大木戸は杉町が自分にしていた借金のカタに富子を女郎屋に売りとばしていた。それを聞いて激怒した正一は大木戸の喉元にドスを突きつける。「香典もらいに来たばい。あんたの代わりの死んだ杉町の香典たい。あんた杉町の女房に何をした」大木戸から借金の証文と香典を受け取る正一。「お前には前に助けてもらった借りがあったが、もうこれで無くなったぞ」そこに軍を除隊になった大木戸が現われる。「田川二等兵」「大木戸軍曹」「俺も軍を除隊になったぞ」大木戸兄弟を突き飛ばして逃げる正一。

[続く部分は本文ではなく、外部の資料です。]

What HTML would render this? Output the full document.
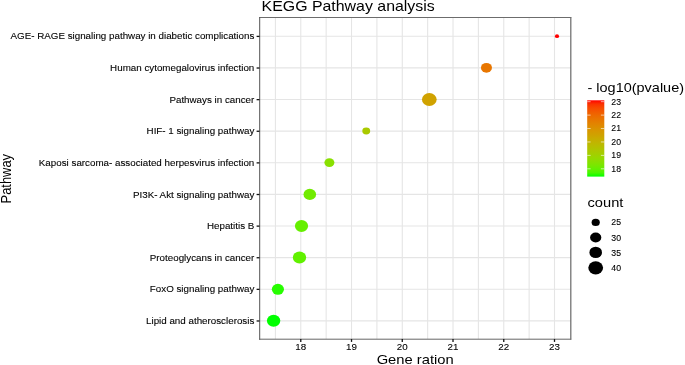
<!DOCTYPE html>
<html><head><meta charset="utf-8">
<style>
html,body{margin:0;padding:0;background:#fff;}
svg{display:block;}
text{filter:grayscale(1);}
text{font-family:"Liberation Sans",sans-serif;fill:#000;}
.b{stroke:#000;stroke-width:0.1px;}
.b2{stroke:#000;stroke-width:0.1px;}
.g{stroke:#e5e5e5;stroke-width:1.1;}
</style></head><body>
<svg width="685" height="365" viewBox="0 0 685 365">
<defs>
<linearGradient id="cb" x1="0" y1="1" x2="0" y2="0">
<stop offset="0.0" stop-color="#00ff00"/>
<stop offset="0.05" stop-color="#49f700"/>
<stop offset="0.1" stop-color="#65ef00"/>
<stop offset="0.15" stop-color="#7ae700"/>
<stop offset="0.2" stop-color="#8adf00"/>
<stop offset="0.25" stop-color="#98d700"/>
<stop offset="0.3" stop-color="#a4ce00"/>
<stop offset="0.35" stop-color="#aec600"/>
<stop offset="0.4" stop-color="#b8bd00"/>
<stop offset="0.45" stop-color="#c1b400"/>
<stop offset="0.5" stop-color="#c9ab00"/>
<stop offset="0.55" stop-color="#d0a100"/>
<stop offset="0.6" stop-color="#d79800"/>
<stop offset="0.65" stop-color="#dd8d00"/>
<stop offset="0.7" stop-color="#e38200"/>
<stop offset="0.75" stop-color="#e87600"/>
<stop offset="0.8" stop-color="#ed6a00"/>
<stop offset="0.85" stop-color="#f25b00"/>
<stop offset="0.9" stop-color="#f74a00"/>
<stop offset="0.95" stop-color="#fb3300"/>
<stop offset="1.0" stop-color="#ff0000"/>
</linearGradient></defs>
<rect width="685" height="365" fill="#fff"/>
<text transform="translate(261.60,11.00) scale(1.128,1)" style="font-size:14.1px;text-anchor:start">KEGG Pathway analysis</text>
<g class="g">
<line x1="275.41" y1="17.3" x2="275.41" y2="339.1"/>
<line x1="300.78" y1="17.3" x2="300.78" y2="339.1"/>
<line x1="326.15" y1="17.3" x2="326.15" y2="339.1"/>
<line x1="351.52" y1="17.3" x2="351.52" y2="339.1"/>
<line x1="376.90" y1="17.3" x2="376.90" y2="339.1"/>
<line x1="402.27" y1="17.3" x2="402.27" y2="339.1"/>
<line x1="427.64" y1="17.3" x2="427.64" y2="339.1"/>
<line x1="453.01" y1="17.3" x2="453.01" y2="339.1"/>
<line x1="478.39" y1="17.3" x2="478.39" y2="339.1"/>
<line x1="503.76" y1="17.3" x2="503.76" y2="339.1"/>
<line x1="529.13" y1="17.3" x2="529.13" y2="339.1"/>
<line x1="554.50" y1="17.3" x2="554.50" y2="339.1"/>
<line x1="259.5" y1="36.25" x2="570.9" y2="36.25"/>
<line x1="259.5" y1="67.87" x2="570.9" y2="67.87"/>
<line x1="259.5" y1="99.49" x2="570.9" y2="99.49"/>
<line x1="259.5" y1="131.11" x2="570.9" y2="131.11"/>
<line x1="259.5" y1="162.73" x2="570.9" y2="162.73"/>
<line x1="259.5" y1="194.35" x2="570.9" y2="194.35"/>
<line x1="259.5" y1="225.97" x2="570.9" y2="225.97"/>
<line x1="259.5" y1="257.59" x2="570.9" y2="257.59"/>
<line x1="259.5" y1="289.21" x2="570.9" y2="289.21"/>
<line x1="259.5" y1="320.83" x2="570.9" y2="320.83"/>
</g>
<line x1="259.15" y1="17.5" x2="571.2" y2="17.5" stroke="#6c6c6c" stroke-width="1"/>
<line x1="259.15" y1="339.2" x2="571.2" y2="339.2" stroke="#666" stroke-width="1.0"/>
<line x1="259.68" y1="17" x2="259.68" y2="339.7" stroke="#5c5c5c" stroke-width="1.05"/>
<line x1="570.8" y1="17" x2="570.8" y2="339.7" stroke="#6e6e6e" stroke-width="1.25"/>
<g stroke="#111" stroke-width="1.3">
<line x1="256.6" y1="36.40" x2="259.5" y2="36.40"/>
<line x1="256.6" y1="68.02" x2="259.5" y2="68.02"/>
<line x1="256.6" y1="99.64" x2="259.5" y2="99.64"/>
<line x1="256.6" y1="131.26" x2="259.5" y2="131.26"/>
<line x1="256.6" y1="162.88" x2="259.5" y2="162.88"/>
<line x1="256.6" y1="194.50" x2="259.5" y2="194.50"/>
<line x1="256.6" y1="226.12" x2="259.5" y2="226.12"/>
<line x1="256.6" y1="257.74" x2="259.5" y2="257.74"/>
<line x1="256.6" y1="289.36" x2="259.5" y2="289.36"/>
<line x1="256.6" y1="320.98" x2="259.5" y2="320.98"/>
<line x1="300.78" y1="339.1" x2="300.78" y2="341.90000000000003"/>
<line x1="351.52" y1="339.1" x2="351.52" y2="341.90000000000003"/>
<line x1="402.27" y1="339.1" x2="402.27" y2="341.90000000000003"/>
<line x1="453.01" y1="339.1" x2="453.01" y2="341.90000000000003"/>
<line x1="503.76" y1="339.1" x2="503.76" y2="341.90000000000003"/>
<line x1="554.50" y1="339.1" x2="554.50" y2="341.90000000000003"/>
</g>
<text transform="translate(254.30,39.15) scale(1.06,1)" style="font-size:9.25px;text-anchor:end" class="b">AGE- RAGE signaling pathway in diabetic complications</text>
<text transform="translate(254.30,71.02) scale(1.06,1)" style="font-size:9.25px;text-anchor:end" class="b">Human cytomegalovirus infection</text>
<text transform="translate(254.30,102.64) scale(1.06,1)" style="font-size:9.25px;text-anchor:end" class="b">Pathways in cancer</text>
<text transform="translate(254.30,134.26) scale(1.06,1)" style="font-size:9.25px;text-anchor:end" class="b">HIF- 1 signaling pathway</text>
<text transform="translate(254.30,165.88) scale(1.06,1)" style="font-size:9.25px;text-anchor:end" class="b">Kaposi sarcoma- associated herpesvirus infection</text>
<text transform="translate(254.30,197.50) scale(1.06,1)" style="font-size:9.25px;text-anchor:end" class="b">PI3K- Akt signaling pathway</text>
<text transform="translate(254.30,229.12) scale(1.06,1)" style="font-size:9.25px;text-anchor:end" class="b">Hepatitis B</text>
<text transform="translate(254.30,260.74) scale(1.06,1)" style="font-size:9.25px;text-anchor:end" class="b">Proteoglycans in cancer</text>
<text transform="translate(254.30,292.36) scale(1.06,1)" style="font-size:9.25px;text-anchor:end" class="b">FoxO signaling pathway</text>
<text transform="translate(254.30,323.98) scale(1.06,1)" style="font-size:9.25px;text-anchor:end" class="b">Lipid and atherosclerosis</text>
<text transform="translate(300.78,349.90) scale(1.06,1)" style="font-size:9.25px;text-anchor:middle" class="b">18</text>
<text transform="translate(351.52,349.90) scale(1.06,1)" style="font-size:9.25px;text-anchor:middle" class="b">19</text>
<text transform="translate(402.27,349.90) scale(1.06,1)" style="font-size:9.25px;text-anchor:middle" class="b">20</text>
<text transform="translate(453.01,349.90) scale(1.06,1)" style="font-size:9.25px;text-anchor:middle" class="b">21</text>
<text transform="translate(503.76,349.90) scale(1.06,1)" style="font-size:9.25px;text-anchor:middle" class="b">22</text>
<text transform="translate(554.50,349.90) scale(1.06,1)" style="font-size:9.25px;text-anchor:middle" class="b">23</text>
<text transform="translate(415.15,363.80) scale(1.126,1)" style="font-size:13.1px;text-anchor:middle">Gene ration</text>
<text transform="translate(11.4,178.7) scale(1.137,1) rotate(-90)" style="font-size:12.9px;text-anchor:middle">Pathway</text>
<ellipse cx="557.0" cy="36.2" rx="2.06" ry="1.89" fill="#ff0000"/>
<ellipse cx="486.45" cy="67.8" rx="5.5" ry="4.9" fill="#e87600"/>
<ellipse cx="429.3" cy="99.5" rx="7.37" ry="6.5" fill="#d0a200"/>
<ellipse cx="366.25" cy="130.95" rx="3.95" ry="3.45" fill="#aaca00"/>
<ellipse cx="329.4" cy="162.6" rx="5.0" ry="4.47" fill="#89e000"/>
<ellipse cx="309.8" cy="194.4" rx="6.3" ry="5.6" fill="#71eb00"/>
<ellipse cx="301.5" cy="226.0" rx="6.6" ry="5.9" fill="#65ef00"/>
<ellipse cx="299.5" cy="257.5" rx="6.67" ry="5.96" fill="#61f100"/>
<ellipse cx="277.9" cy="289.3" rx="6.1" ry="5.45" fill="#27fd00"/>
<ellipse cx="273.6" cy="320.8" rx="6.7" ry="5.95" fill="#00ff00"/>
<text transform="translate(587.50,92.10) scale(1.105,1)" style="font-size:13.1px;text-anchor:start">- log10(pvalue)</text>
<rect x="587.2" y="100.3" width="17.1" height="76.3" fill="url(#cb)"/>
<g stroke="#fff" stroke-width="1" opacity="0.62">
<line x1="587.2" y1="168.80" x2="590.6" y2="168.80"/><line x1="600.9" y1="168.80" x2="604.3" y2="168.80"/>
<line x1="587.2" y1="155.38" x2="590.6" y2="155.38"/><line x1="600.9" y1="155.38" x2="604.3" y2="155.38"/>
<line x1="587.2" y1="141.96" x2="590.6" y2="141.96"/><line x1="600.9" y1="141.96" x2="604.3" y2="141.96"/>
<line x1="587.2" y1="128.54" x2="590.6" y2="128.54"/><line x1="600.9" y1="128.54" x2="604.3" y2="128.54"/>
<line x1="587.2" y1="115.12" x2="590.6" y2="115.12"/><line x1="600.9" y1="115.12" x2="604.3" y2="115.12"/>
<line x1="587.2" y1="101.70" x2="590.6" y2="101.70"/><line x1="600.9" y1="101.70" x2="604.3" y2="101.70"/>
</g>
<text transform="translate(611.30,171.70) scale(1.07,1)" style="font-size:8.2px;text-anchor:start" class="b2">18</text>
<text transform="translate(611.30,158.28) scale(1.07,1)" style="font-size:8.2px;text-anchor:start" class="b2">19</text>
<text transform="translate(611.30,144.86) scale(1.07,1)" style="font-size:8.2px;text-anchor:start" class="b2">20</text>
<text transform="translate(611.30,131.44) scale(1.07,1)" style="font-size:8.2px;text-anchor:start" class="b2">21</text>
<text transform="translate(611.30,118.02) scale(1.07,1)" style="font-size:8.2px;text-anchor:start" class="b2">22</text>
<text transform="translate(611.30,104.60) scale(1.07,1)" style="font-size:8.2px;text-anchor:start" class="b2">23</text>
<text transform="translate(587.50,207.00) scale(1.12,1)" style="font-size:13.1px;text-anchor:start">count</text>
<ellipse cx="595.7" cy="222.4" rx="4.1" ry="3.6"/>
<text transform="translate(611.30,225.30) scale(1.07,1)" style="font-size:8.2px;text-anchor:start" class="b2">25</text>
<ellipse cx="595.7" cy="237.5" rx="5.6" ry="5.0"/>
<text transform="translate(611.30,240.50) scale(1.07,1)" style="font-size:8.2px;text-anchor:start" class="b2">30</text>
<ellipse cx="595.7" cy="252.4" rx="6.3" ry="5.7"/>
<text transform="translate(611.30,255.60) scale(1.07,1)" style="font-size:8.2px;text-anchor:start" class="b2">35</text>
<ellipse cx="595.7" cy="267.8" rx="7.4" ry="6.6"/>
<text transform="translate(611.30,270.90) scale(1.07,1)" style="font-size:8.2px;text-anchor:start" class="b2">40</text>
</svg></body></html>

小半は正一を料亭に呼び出し、私には好きな人がいると言って春吉を正一に会わせる。「梅沢春吉です」「田川です。この間は知らんことと言いながらどうも」「とんでもねえことです。田川さん、親父と文子は元気にやってますか。あなたに随分お世話になっているようで」「とんでもねえ。二人とも元気ですが、若旦那のことを心配しているようで。ねえ、若旦那。いっぺんだけ大将に会ってくれませんか」

「今さら親父の前に出られる体じゃねえんです。田川さん、親父をよろしく頼みます」「若旦那、あなた死ぬ気じゃないですかい」「……」「俺も大木戸がどがいな奴かようわかりましたたい。俺は若旦那を止めませんばい。それでお願いがあるとです。若旦那のほうから、俺が悪かった、今までの親不孝を許してくれ、と頭を下げてもらえんでしょうか。大将がその言葉をどれほど待っているか、俺にはようわかるんです」「わかりました。お言葉に甘えさせていただきます」

正一は梅沢を呼びに行く。入れ違いに正一を探しに現れる大木戸弟。「あれ、おめえは春吉じゃねえか。やっちまえ」ドスで刺される春吉と小半。春吉さん、とつぶやいて絶命する小半。春吉は梅沢の手術を受けるがあえなく命を落とす。大木戸一家に殴り込みをかける決意を固める正一に声をかけるたね。

「正一」「母ちゃん。こげな立派な体に育ててもらって、今まで何ひとつ親孝行もできんで」「馬鹿たれ。お前は立派な侠客じゃなかったかとね」大木戸一家に乗り込み、思い切り暴れ、大木戸兄弟を倒した正一は怪我がなかったかと心配する母を背負って警察に向かうのであった。